Saturday, July 30, 2016

The "Smoking Gun" Confirming the Racist Intent of NC's Voter ID Law

Racist homophobe, GOP Gov. Pat McCrory
As noted in a piece last evening, the 4th Circuit Court of Appeals struck down North Carolina's racially motivated voter ID law - a similar GOP backed voter ID law in Wisconsin was also struck down by a different court).  A piece in the Washington Post gives further analysis of the 4th Circuit's ruling and the blatant motivation of the North Carolina GOP in passing the measure.  Increasingly, the GOP cannot win elections except through gerrymandered districts and restricting likely Democrat voters from voting.  Rational individuals would get the message that they need a new message and agenda, but not in today's Christofascist and white supremacist controlled Republican Party.  Here are highlights from the Post article:
In addition to requiring residents to show identification before they can cast a ballot, the law also eliminated same-day voter registration, eliminated seven days of early voting and put an end to out-of-precinct voting. The federal court ruling reinstates these provisions, for now.
Supporters of the law, like North Carolina Gov. Pat McCrory, have long maintained that requirements like these were necessary to prevent voter fraud. But time and time again, scholars and legal experts have found that the type of fraud these laws are meant to combat is largely nonexistent.
One of the most comprehensive studies on the subject found only 31 individual cases of voter impersonation out of more than 1 billion votes cast in the United States since the year 2000. Researchers have found that reports of voter fraud are roughly as common as reports of alien abduction.
 
The federal court in Richmond found that the primary purpose of North Carolina's wasn't to stop voter fraud, but rather to disenfranchise minority voters. The judges found that the provisions "target African Americans with almost surgical precision."
[T]he court found that North Carolina lawmakers requested data on racial differences in voting behaviors in the state. "This data showed that African Americans disproportionately lacked the most common kind of photo ID, those issued by the Department of Motor Vehicles (DMV)," the judges wrote.
So the legislators made it so that the only acceptable forms of voter identification were the ones disproportionately used by white people. "With race data in hand, the legislature amended the bill to exclude many of the alternative photo IDs used by African Americans," the judges wrote. "The bill retained only the kinds of IDs that white North Carolinians were more likely to possess."
The data also showed that black voters were more likely to make use of early voting — particularly the first seven days out of North Carolina's 17-day voting period.
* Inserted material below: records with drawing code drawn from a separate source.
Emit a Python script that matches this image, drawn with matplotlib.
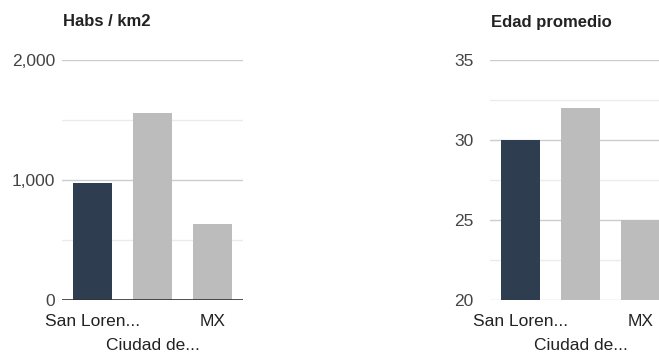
import matplotlib
matplotlib.use("Agg")
import matplotlib.pyplot as plt
from matplotlib.ticker import FixedLocator, FuncFormatter

plt.rcParams['font.family'] = ['Liberation Sans', 'DejaVu Sans']

# datos
categorias = ["San Loren...", "Ciudad de...", "MX"]
habs_km2 = [975, 1560, 635]
edad_promedio = [30, 32, 25]
colores = ["#2e3d4f", "#bcbcbc", "#bcbcbc"]

W, H = 659, 354
fig = plt.figure(figsize=(W / 100, H / 100), dpi=100)


def panel(x0, titulo, valores, ymin, ymax, mayores, menores, fmt, base_oscura, pad):
    ax = fig.add_axes([x0 / W, 1 - 300 / H, 181 / W, 240 / H])
    ax.bar(range(len(valores)), [v - ymin for v in valores], bottom=ymin,
           width=0.65, color=colores, zorder=3)
    ax.set_xlim(-0.5, 2.5)
    ax.set_ylim(ymin, ymax)
    ax.yaxis.set_major_locator(FixedLocator(mayores))
    ax.yaxis.set_minor_locator(FixedLocator(menores))
    ax.yaxis.set_major_formatter(FuncFormatter(fmt))
    ax.grid(axis='y', which='major', color='#cccccc', linewidth=1, zorder=0)
    ax.grid(axis='y', which='minor', color='#ebebeb', linewidth=1, zorder=0)
    for s in ax.spines.values():
        s.set_visible(False)
    if base_oscura:
        ax.axhline(ymin, color='#333333', linewidth=1.2, zorder=4)
    ax.tick_params(axis='y', which='both', length=0, labelsize=12.5,
                   labelcolor='#444444', pad=pad)
    ax.set_xticks([])
    # etiquetas escalonadas, como en Google Charts
    for i, c in enumerate(categorias):
        dy = -45 if i % 2 == 1 else -22
        ax.annotate(c, (i, 0), xycoords=('data', 'axes fraction'),
                    xytext=(0, dy), textcoords='offset pixels',
                    ha='center', va='center', fontsize=12.5, color='#222222',
                    annotation_clip=False)
    fig.text((x0 + 1) / W, 1 - 22 / H, titulo, fontsize=12, fontweight='bold',
             color='#222222', ha='left', va='center')
    return ax


panel(62, "Habs / km2", habs_km2, 0, 2000, [0, 1000, 2000], [500, 1500],
      lambda v, p: f"{int(v):,}", True, 5)
panel(490, "Edad promedio", edad_promedio, 20, 35, [20, 25, 30, 35], [22.5, 27.5, 32.5],
      lambda v, p: f"{int(v)}", False, 12)

fig.savefig("out.png", dpi=100)
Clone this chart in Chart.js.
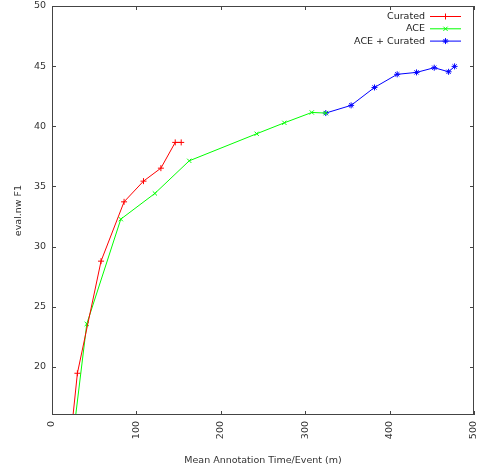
<!DOCTYPE html>
<html>
<head>
<meta charset="utf-8">
<script src="https://cdn.jsdelivr.net/npm/chart.js@4"></script>
<style>
  html, body { margin: 0; padding: 0; background: #ffffff; }
  #wrap { width: 478px; height: 466px; }
</style>
</head>
<body>
<div id="wrap"><canvas id="f1Chart" width="478" height="466"></canvas></div>
<script>
// values (time in minutes/event, F1)
const curatedTime = [22, 30.1, 58.1, 85.4, 108.4, 129.0, 146.0, 153.1];
const curatedF1 = [14.0, 19.47, 28.79, 33.72, 35.44, 36.52, 38.66, 38.66];
const aceTime = [25, 41.2, 81.5, 121.9, 162.6, 242.5, 275.3, 307.8, 324.4];
const aceF1 = [14.2, 23.57, 32.28, 34.42, 37.13, 39.38, 40.29, 41.15, 41.1];
const comboTime = [324.4, 354.4, 382.1, 409.0, 431.9, 452.9, 469.9, 477.0];
const comboF1 = [41.1, 41.74, 43.23, 44.32, 44.48, 44.87, 44.53, 44.98];
const seriesNames = ["Curated", "ACE", "ACE + Curated"];
const xTickValues = [0, 100, 200, 300, 400, 500];
const yTickValues = [20, 25, 30, 35, 40, 45, 50];

const FONT = "'DejaVu Sans', sans-serif";
const AXIS_COLOR = "#444444";

function toPoints(xs, ys) {
  return xs.map((x, i) => ({ x: x, y: ys[i] }));
}

function makeSet(label, xs, ys, color, style) {
  return {
    label: label,
    data: toPoints(xs, ys),
    borderColor: color,
    backgroundColor: color,
    borderWidth: 1,
    pointStyle: style,
    pointRadius: 3,
    pointBorderWidth: 1,
    pointHoverRadius: 3,
    tension: 0,
    fill: false,
  };
}

// box around plot area + gnuplot style inward ticks on all four sides
const framePlugin = {
  id: "frame",
  afterDatasetsDraw(chart) {
    const ctx = chart.ctx;
    const a = chart.chartArea;
    const xs = chart.scales.x;
    const ys = chart.scales.y;
    ctx.save();
    ctx.strokeStyle = AXIS_COLOR;
    ctx.lineWidth = 1;
    ctx.strokeRect(a.left + 0.5, a.top + 0.5, a.right - a.left - 1, a.bottom - a.top - 1);
    ctx.beginPath();
    xs.ticks.forEach((t) => {
      const px = Math.round(xs.getPixelForValue(t.value)) + 0.5;
      ctx.moveTo(px, a.bottom);
      ctx.lineTo(px, a.bottom - 4);
      ctx.moveTo(px, a.top);
      ctx.lineTo(px, a.top + 4);
    });
    ys.ticks.forEach((t) => {
      const py = Math.round(ys.getPixelForValue(t.value)) + 0.5;
      ctx.moveTo(a.left, py);
      ctx.lineTo(a.left + 4, py);
      ctx.moveTo(a.right, py);
      ctx.lineTo(a.right - 4, py);
    });
    ctx.stroke();
    ctx.restore();
  },
};

// legend inside top right corner: text on the left, line sample on the right
const keyPlugin = {
  id: "key",
  afterDraw(chart) {
    const ctx = chart.ctx;
    const a = chart.chartArea;
    const textRight = a.right - 49;
    const lineStart = a.right - 44;
    const lineEnd = a.right - 13;
    ctx.save();
    ctx.font = "9.5px " + FONT;
    ctx.textAlign = "right";
    ctx.textBaseline = "middle";
    chart.data.datasets.forEach((ds, i) => {
      const y = a.top + 10 + i * 12.3;
      ctx.fillStyle = "#222222";
      ctx.fillText(ds.label, textRight, y + 0.5);
      ctx.strokeStyle = ds.borderColor;
      ctx.lineWidth = 1;
      ctx.beginPath();
      ctx.moveTo(lineStart, y + 0.5);
      ctx.lineTo(lineEnd, y + 0.5);
      ctx.stroke();
      ctx.fillStyle = ds.borderColor;
      Chart.helpers.drawPoint(ctx, {
        pointStyle: ds.pointStyle,
        radius: 3,
        rotation: 0,
        borderWidth: 1,
      }, (lineStart + lineEnd) / 2, y + 0.5);
    });
    ctx.restore();
  },
};

const chartEl = document.getElementById("f1Chart");
const f1Chart = new Chart(chartEl.getContext("2d"), {
  type: "line",
  data: {
    datasets: [
      makeSet(seriesNames[0], curatedTime, curatedF1, "#ff0000", "cross"),
      makeSet(seriesNames[1], aceTime, aceF1, "#00ff00", "crossRot"),
      makeSet(seriesNames[2], comboTime, comboF1, "#0000ff", "star"),
    ],
  },
  options: {
    responsive: false,
    animation: false,
    devicePixelRatio: 1,
    layout: { padding: { top: 6, right: 4, left: 0, bottom: 0 } },
    plugins: {
      legend: { display: false },
      tooltip: { enabled: false },
    },
    scales: {
      x: {
        type: "linear",
        min: 0,
        max: 500,
        grid: { display: false, drawTicks: false },
        border: { display: false },
        afterBuildTicks: (scale) => {
          scale.ticks = xTickValues.map((v) => ({ value: v }));
        },
        afterFit: (scale) => {
          scale.height = 51;
          scale.paddingLeft = 0;
          scale.paddingRight = 0;
        },
        ticks: {
          minRotation: 90,
          maxRotation: 90,
          padding: 6,
          color: "#333333",
          font: { family: FONT, size: 9.5 },
        },
        title: {
          display: true,
          text: "Mean Annotation Time/Event (m)",
          color: "#333333",
          font: { family: FONT, size: 9.5 },
          padding: { top: 7, bottom: 0 },
        },
      },
      y: {
        type: "linear",
        min: 16,
        max: 50,
        grid: { display: false, drawTicks: false },
        border: { display: false },
        afterBuildTicks: (scale) => {
          scale.ticks = yTickValues.map((v) => ({ value: v }));
        },
        afterFit: (scale) => {
          scale.width = 52;
          scale.paddingTop = 0;
          scale.paddingBottom = 0;
        },
        ticks: {
          padding: 6,
          color: "#333333",
          font: { family: FONT, size: 9.5 },
        },
        title: {
          display: true,
          text: "eval.nw F1",
          color: "#333333",
          font: { family: FONT, size: 9.5 },
          padding: { top: 12.5, bottom: 0 },
        },
      },
    },
  },
  plugins: [framePlugin, keyPlugin],
});
</script>
</body>
</html>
So lawmakers eliminated these seven days of voting. "After receipt of this racial data, the General Assembly amended the bill to eliminate the first week of early voting, shortening the total early voting period from seventeen to ten days," the court found.
Most strikingly, the judges point to a "smoking gun" in North Carolina's justification for the law, proving discriminatory intent. The state argued in court that "counties with Sunday voting in 2014 were disproportionately black" and "disproportionately Democratic," and said it did away with Sunday voting as a result.
This is about as clear-cut an indictment of the discriminatory underpinnings of voter-ID laws as you'll find anywhere. Studies have already shown a significant link between support for voter ID and racial discrimination, among both lawmakers and white voters in general.
"Faced with this record," the federal court concludes, "we can only conclude that the North Carolina General Assembly enacted the challenged provisions of the law with discriminatory intent."
The take away?  When you hear Republicans blathering about the GOP being the party that supports the constitution, supports morality and decency, know that it is a lie.  The GOP has become the enemy of constitutional government, morality and decency.